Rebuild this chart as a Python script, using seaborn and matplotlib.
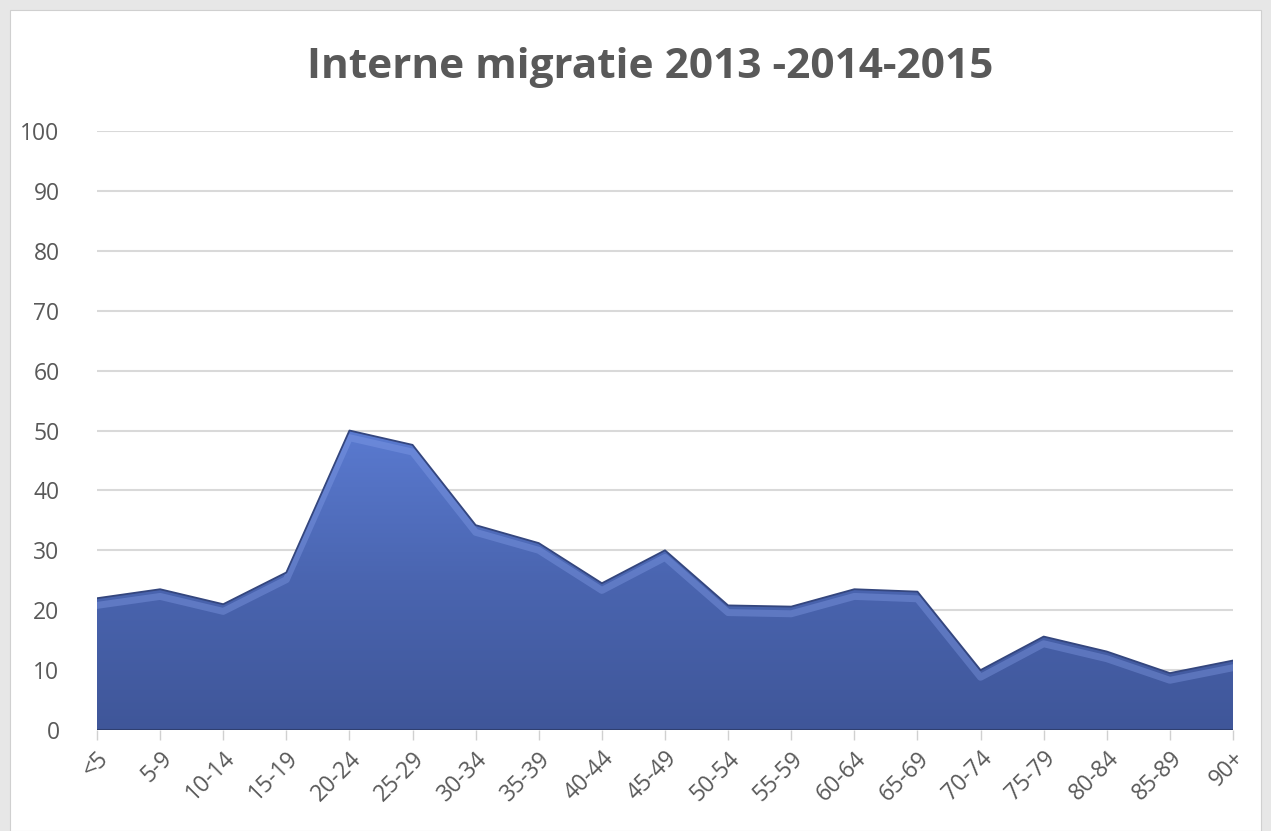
import numpy as np
import pandas as pd
import seaborn as sns
import matplotlib.pyplot as plt
from matplotlib.patches import Rectangle, Polygon
from matplotlib.colors import LinearSegmentedColormap

# Data
leeftijd = ['<5', '5-9', '10-14', '15-19', '20-24', '25-29', '30-34', '35-39', '40-44',
            '45-49', '50-54', '55-59', '60-64', '65-69', '70-74', '75-79', '80-84',
            '85-89', '90+']
migratie = [22, 23.5, 21, 26.3, 50, 47.6, 34.2, 31.2, 24.5,
            30, 20.8, 20.6, 23.5, 23.1, 10, 15.6, 13.1, 9.5, 11.6]
y_ticks = list(range(0, 101, 10))

df = pd.DataFrame({'leeftijd': leeftijd, 'migratie': migratie})
df['pos'] = np.arange(len(df))

sns.set_style('white')
plt.rcParams['font.family'] = ['Open Sans', 'DejaVu Sans']

fig = plt.figure(figsize=(12.71, 8.31), dpi=100)
fig.patch.set_facecolor('#e7e7e7')
# white chart card behind everything
fig.patches.append(Rectangle((10 / 1271, 0), 1 - 20 / 1271, 1 - 10 / 831,
                             transform=fig.transFigure, facecolor='white',
                             edgecolor='#d0d0d0', lw=0.8, zorder=-10))

ax = fig.add_axes([97 / 1271, 101 / 831, (1233 - 97) / 1271, 599 / 831])
ax.set_facecolor('none')

# gradient filled area
xs = df['pos'].to_numpy()
ys = df['migratie'].to_numpy()
verts = [(xs[0], 0)] + list(zip(xs, ys)) + [(xs[-1], 0)]
poly = Polygon(verts, closed=True, facecolor='none', edgecolor='none')
ax.add_patch(poly)
grad = np.linspace(0, 1, 256).reshape(-1, 1)
cmap = LinearSegmentedColormap.from_list('blauw', ['#3f5699', '#4a65b0', '#5a7ad0'])
img = ax.imshow(grad, cmap=cmap, aspect='auto', origin='lower',
                extent=[xs[0], xs[-1], 0, ys.max()], zorder=2)
img.set_clip_path(poly)

# soft highlight along top edge, then dark outline
sns.lineplot(x=df['pos'], y=df['migratie'] - 1.2, color='#8aa4ee', lw=5, alpha=0.35,
             ax=ax, zorder=2.5)
sns.lineplot(data=df, x='pos', y='migratie', color='#34467e', lw=1.3, ax=ax, zorder=3)
ax.plot([xs[0], xs[-1]], [0, 0], color='#2f3f70', lw=1.5, zorder=3)

ax.set_xlim(xs[0], xs[-1])
ax.set_ylim(0, 100)
ax.set_yticks(y_ticks)
ax.set_yticklabels([str(v) for v in y_ticks])
ax.set_xticks(xs)
ax.set_xticklabels(leeftijd, rotation=45, ha='right', rotation_mode='anchor')
ax.yaxis.grid(True, color='#d9d9d9', lw=1.5, zorder=0)
ax.set_axisbelow(True)
for s in ax.spines.values():
    s.set_visible(False)
ax.tick_params(axis='y', length=0, pad=27, labelsize=16.5, labelcolor='#595959')
ax.tick_params(axis='x', length=7, width=1, color='#d0d0d0', direction='out',
               pad=5, labelsize=16.5, labelcolor='#595959', bottom=True)
ax.set_xlabel('')
ax.set_ylabel('')

fig.text(650 / 1271, 1 - 68 / 831, 'Interne migratie 2013 -2014-2015', ha='center',
         va='center', fontsize=30.5, fontweight='bold', color='#595959',
         family=['Open Sans', 'DejaVu Sans'])

fig.savefig('out.png', dpi=100, facecolor=fig.get_facecolor())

WHAT THIS TASK INVOLVES: Write out the listing above again, exactly, but with no pictures in the copy.

WRITTEN ANSWER:
Rebuild this chart as a Python script, using seaborn and matplotlib.
import numpy as np
import pandas as pd
import seaborn as sns
import matplotlib.pyplot as plt
from matplotlib.patches import Rectangle, Polygon
from matplotlib.colors import LinearSegmentedColormap

# Data
leeftijd = ['<5', '5-9', '10-14', '15-19', '20-24', '25-29', '30-34', '35-39', '40-44',
            '45-49', '50-54', '55-59', '60-64', '65-69', '70-74', '75-79', '80-84',
            '85-89', '90+']
migratie = [22, 23.5, 21, 26.3, 50, 47.6, 34.2, 31.2, 24.5,
            30, 20.8, 20.6, 23.5, 23.1, 10, 15.6, 13.1, 9.5, 11.6]
y_ticks = list(range(0, 101, 10))

df = pd.DataFrame({'leeftijd': leeftijd, 'migratie': migratie})
df['pos'] = np.arange(len(df))

sns.set_style('white')
plt.rcParams['font.family'] = ['Open Sans', 'DejaVu Sans']

fig = plt.figure(figsize=(12.71, 8.31), dpi=100)
fig.patch.set_facecolor('#e7e7e7')
# white chart card behind everything
fig.patches.append(Rectangle((10 / 1271, 0), 1 - 20 / 1271, 1 - 10 / 831,
                             transform=fig.transFigure, facecolor='white',
                             edgecolor='#d0d0d0', lw=0.8, zorder=-10))

ax = fig.add_axes([97 / 1271, 101 / 831, (1233 - 97) / 1271, 599 / 831])
ax.set_facecolor('none')

# gradient filled area
xs = df['pos'].to_numpy()
ys = df['migratie'].to_numpy()
verts = [(xs[0], 0)] + list(zip(xs, ys)) + [(xs[-1], 0)]
poly = Polygon(verts, closed=True, facecolor='none', edgecolor='none')
ax.add_patch(poly)
grad = np.linspace(0, 1, 256).reshape(-1, 1)
cmap = LinearSegmentedColormap.from_list('blauw', ['#3f5699', '#4a65b0', '#5a7ad0'])
img = ax.imshow(grad, cmap=cmap, aspect='auto', origin='lower',
                extent=[xs[0], xs[-1], 0, ys.max()], zorder=2)
img.set_clip_path(poly)

# soft highlight along top edge, then dark outline
sns.lineplot(x=df['pos'], y=df['migratie'] - 1.2, color='#8aa4ee', lw=5, alpha=0.35,
             ax=ax, zorder=2.5)
sns.lineplot(data=df, x='pos', y='migratie', color='#34467e', lw=1.3, ax=ax, zorder=3)
ax.plot([xs[0], xs[-1]], [0, 0], color='#2f3f70', lw=1.5, zorder=3)

ax.set_xlim(xs[0], xs[-1])
ax.set_ylim(0, 100)
ax.set_yticks(y_ticks)
ax.set_yticklabels([str(v) for v in y_ticks])
ax.set_xticks(xs)
ax.set_xticklabels(leeftijd, rotation=45, ha='right', rotation_mode='anchor')
ax.yaxis.grid(True, color='#d9d9d9', lw=1.5, zorder=0)
ax.set_axisbelow(True)
for s in ax.spines.values():
    s.set_visible(False)
ax.tick_params(axis='y', length=0, pad=27, labelsize=16.5, labelcolor='#595959')
ax.tick_params(axis='x', length=7, width=1, color='#d0d0d0', direction='out',
               pad=5, labelsize=16.5, labelcolor='#595959', bottom=True)
ax.set_xlabel('')
ax.set_ylabel('')

fig.text(650 / 1271, 1 - 68 / 831, 'Interne migratie 2013 -2014-2015', ha='center',
         va='center', fontsize=30.5, fontweight='bold', color='#595959',
         family=['Open Sans', 'DejaVu Sans'])

fig.savefig('out.png', dpi=100, facecolor=fig.get_facecolor())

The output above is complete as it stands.